Pnumbral Raincoast & Dance Construction Company

Original Performance on February 27, 1975


Washington Project for the Arts  _ 1227 G Street NW  Washington, DC

(1975) Experimental Evening – Dance/Music Improvisation, Feb 27 & 28, Washington Project for the Arts, 1227 G Street NW, Washington, DC.

Pnumbral Raincoast  & Dance Construction Company
Dance and Music Event

Program

Listening Out Loud (See comments by John Driscoll, below)
Music by John Driscoll Steve Bloom, Phil Edelstein

Wild Song
Based on Coyote Song “a Navajo chant,” Julie Schwartz (Thursday only)

Homespun
Dance by John Bailey; Music by Julie Schwartz with John Driscoll, Steve Bloom, Dee Kohanna, Marlene Elbin

NOMESPUS (Friday, only)
Music by Julie Schwartz with Steve Bloom, John Driscoll, Dee Kohanna, Marlene Elbin

Intermission

GOT Light / White on Wings
Directed by John Bailey, Dance
Music by Steve Bloom, John Driscoll, Julie Schwartz, and Phil Edelstein
Dance by Brook Andrews, John Bailey, Betty Tittsworth, Maida Withers

DANCE and MUSIC 

PNUMBRAL RAINCOAST is a contemporary performance group.  The members are involved with various aspects of performance including technology, homemade instruments, improvisation, composition, and design for performance events.  The present members are John Driscoll, Julie Schwartz, Phil Edelstein, and Steve Bloom (1974).

DANCE CONSTRUCTION COMPANY is a group of Washington based dancers whose primary focus is the construction of events and performances for realization of a total work unique to each setting.  Improvisation and scripting, as well as choreography, are integrated by the group in their compositional structures.  The company also performs repertory works.  Maida Withers is the founder and director of the company.  The current members are Brook Andrews, John Bailey, Liz Lerman, JoAnn Sellars, Betty Tittsworth, and Maida Withers (1974).

Comments below by John Driscoll:
LISTENING OUT LOUD
(1974) is composed by John Driscoll for performance with the members of Pnumbral Raincoast.  It utilizes an ensemble with parts for live electronics, rip saw, crosscut saw, microphone goosenecks, tape, and voice.  The electronics control the volume and pitch of previously recorded saw material, which is simultaneously mixed back in with the live sound of the saws and goosenecks.  The saws not only produce tones in the space, but also serve as a source of control signals for use with the electronics.  The saws not only produce tones in the space, but also serve as a source of control signals for use with the electronics.  The saws are bowed in order to produce various glissandi, sustained pitches,, and tone bursts.  These are complimented by a choral effect produced by the tape and electronics.
Due to the phase shift of the pitches played on the saws, being mixed with the sound of the goosenecks, there are moments in the piece where the listener loses his or her sense of the location of the pitches.  This sonic effect is heightened by a resonant space, to the point where the reverberation of the space becomes an integral part of “Listening Out Loud.”  This work also has versions for solo and duet performance.

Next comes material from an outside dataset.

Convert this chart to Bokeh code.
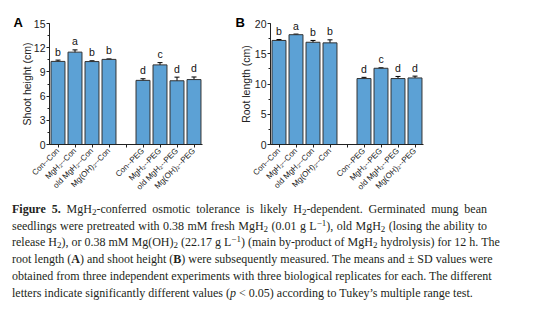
import math
from bokeh.plotting import figure
from bokeh.models import (FactorRange, Range1d, ColumnDataSource, Whisker, TeeHead,
                          SingleIntervalTicker, Div)
from bokeh.layouts import column, row
from bokeh.core.properties import value
from bokeh.embed import file_html
from bokeh.resources import INLINE

# ---- data ----
categories = ["Con--Con", "MgH\u2082--Con", "old MgH\u2082--Con", "Mg(OH)\u2082--Con", " ",
              "Con--PEG", "MgH\u2082--PEG", "old MgH\u2082--PEG", "Mg(OH)\u2082--PEG"]
bar_categories = ["Con--Con", "MgH\u2082--Con", "old MgH\u2082--Con", "Mg(OH)\u2082--Con",
                  "Con--PEG", "MgH\u2082--PEG", "old MgH\u2082--PEG", "Mg(OH)\u2082--PEG"]

shoot_height = [10.3, 11.45, 10.28, 10.55, 7.95, 9.87, 7.9, 8.05]
shoot_sd = [0.16, 0.28, 0.1, 0.06, 0.2, 0.28, 0.45, 0.32]
shoot_letters = ["b", "a", "b", "b", "d", "c", "d", "d"]

root_length = [17.2, 18.15, 16.9, 16.8, 10.9, 12.6, 10.9, 11.0]
root_sd = [0.15, 0.1, 0.3, 0.5, 0.2, 0.08, 0.35, 0.3]
root_letters = ["b", "a", "b", "b", "d", "c", "d", "d"]

BAR = "#5ca1d5"
SANS = "Liberation Sans"
INK = "#222222"


def panel(vals, sd, letters, ymax, interval, ylabel, width, bl, br, bt,
          letter_txt, loff, lab_standoff):
    p = figure(x_range=FactorRange(*categories), y_range=Range1d(0, ymax),
               width=width, height=201, min_border_left=bl, min_border_right=br,
               min_border_top=bt, min_border_bottom=201 - 144,
               output_backend="svg", toolbar_location=None)
    p.outline_line_color = None
    p.xgrid.visible = False
    p.ygrid.visible = False
    src = ColumnDataSource(dict(x=bar_categories, top=vals,
                                upper=[v + s for v, s in zip(vals, sd)],
                                lower=[v - s for v, s in zip(vals, sd)],
                                lab=letters))
    p.vbar(x="x", top="top", width=0.82, source=src, fill_color=BAR,
           line_color="#333333", line_width=1)
    w = Whisker(base="x", upper="upper", lower="lower", source=src,
                line_color="black", line_width=1,
                upper_head=TeeHead(size=5, line_color="black", line_width=1),
                lower_head=TeeHead(size=5, line_color="black", line_width=1))
    p.add_layout(w)
    p.text(x="x", y="upper", text="lab", source=src, text_align="center",
           text_baseline="bottom", y_offset=-2.5, text_font_size="10.5px",
           text_font=value(SANS), text_color="#111111")

    yax = p.yaxis[0]
    yax.ticker = SingleIntervalTicker(interval=interval, num_minor_ticks=2)
    yax.axis_label = ylabel
    yax.axis_label_text_font = SANS
    yax.axis_label_text_font_style = "normal"
    yax.axis_label_text_font_size = "10.5px"
    yax.axis_label_standoff = lab_standoff
    yax.major_label_text_font = SANS
    yax.major_label_text_font_size = "10.5px"
    yax.major_label_standoff = 1
    yax.major_tick_out = 3
    yax.major_tick_in = 0
    yax.minor_tick_out = 2
    yax.minor_tick_in = 0
    yax.axis_line_color = INK
    yax.major_tick_line_color = INK
    yax.minor_tick_line_color = INK
    yax.major_label_text_color = INK
    yax.axis_label_text_color = INK

    xax = p.xaxis[0]
    xax.major_label_orientation = math.pi / 4
    xax.major_label_text_font = SANS
    xax.major_label_text_font_size = "8px"
    xax.major_label_standoff = 2
    xax.major_tick_out = 3
    xax.major_tick_in = 0
    xax.axis_line_color = INK
    xax.major_tick_line_color = INK
    xax.major_label_text_color = INK

    p.title.text = letter_txt
    p.title.align = "left"
    p.title.offset = loff
    p.title.standoff = -13
    p.title.text_font = SANS
    p.title.text_font_style = "bold"
    p.title.text_font_size = "13px"
    p.title.text_color = "black"
    return p


pA = panel(shoot_height, shoot_sd, shoot_letters, 15, 3, "Shoot height (cm)",
           230, 49, 28, 20, "A", -36, -2)
pB = panel(root_length, root_sd, root_letters, 20, 5, "Root length (cm)",
           324, 40, 131, 23, "B", -35, 0)

line_style = "text-align:justify;text-align-last:justify;white-space:nowrap;"
last_style = "text-align:left;white-space:nowrap;"
S = "<sub style='font-size:75%;line-height:0;vertical-align:-0.25em'>2</sub>"
SUP = "<sup style='font-size:75%;line-height:0;vertical-align:0.45em'>\u22121</sup>"
lines = [
    f"<b>Figure 5.</b> MgH{S}-conferred osmotic tolerance is likely H{S}-dependent. Germinated mung bean",
    f"seedlings were pretreated with 0.38 mM fresh MgH{S} (0.01 g L{SUP}), old MgH{S} (losing the ability to",
    f"release H{S}), or 0.38 mM Mg(OH){S} (22.17 g L{SUP}) (main by-product of MgH{S} hydrolysis) for 12 h. The",
    "root length (<b>A</b>) and shoot height (<b>B</b>) were subsequently measured. The means and \u00b1 SD values were",
    "obtained from three independent experiments with three biological replicates for each. The different",
    "letters indicate significantly different values (<i>p</i> &lt; 0.05) according to Tukey\u2019s multiple range test.",
]
inner = "".join(
    f"<div style='{line_style if i < len(lines) - 1 else last_style}'>{t}</div>"
    for i, t in enumerate(lines))
html = (f"<div style='width:475px;margin-left:12px;font-family:\"Liberation Serif\";"
        f"font-size:12px;line-height:16.7px;color:#231f20'>{inner}</div>")
cap = Div(text=html, width=554, height=125, margin=(0, 0, 0, 0))

layout = column(row(pA, pB), cap)
open("out.html", "w").write(file_html(layout, INLINE))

BOG WORKS (1975) is a solo live electronic work, composed and performed by John Driscoll.  The piece uses a number of specially constructed resonant loudspeakers, four conventional loudspeakers, and a number of custom made electronic modules, built for this piece. The sculptural loudspeakers are made from fiber tubes, a curved plastic tube, a long rectangular mahogany box, and a large diameter shallow stainless steel dish.  All these loudspeakers are activated by a large variety of audio drivers.
Since each of these speakers only pass a narrow band of pitches, due to their construction, the sound is distributed into different speakers depending upon the pitch of the signal.  This particular characteristic makes it possible for sounds to be moved rapidly around the space with a minimum of manual manipulation.  “Bod Works” is based on one tape recording of frogs, which has been acoustically and electronically transformed;  in order to develop other generations of source material.  These tapes are played on digital speed controlled cassette machines, which change speed in relation to the amplitude or frequency of their own signal.  These signals are then taken and fed simultaneously into both the resonant and conventional loudspeakers.  The result of this is a dense, rapidly changing, sonic environment about forty minutes long.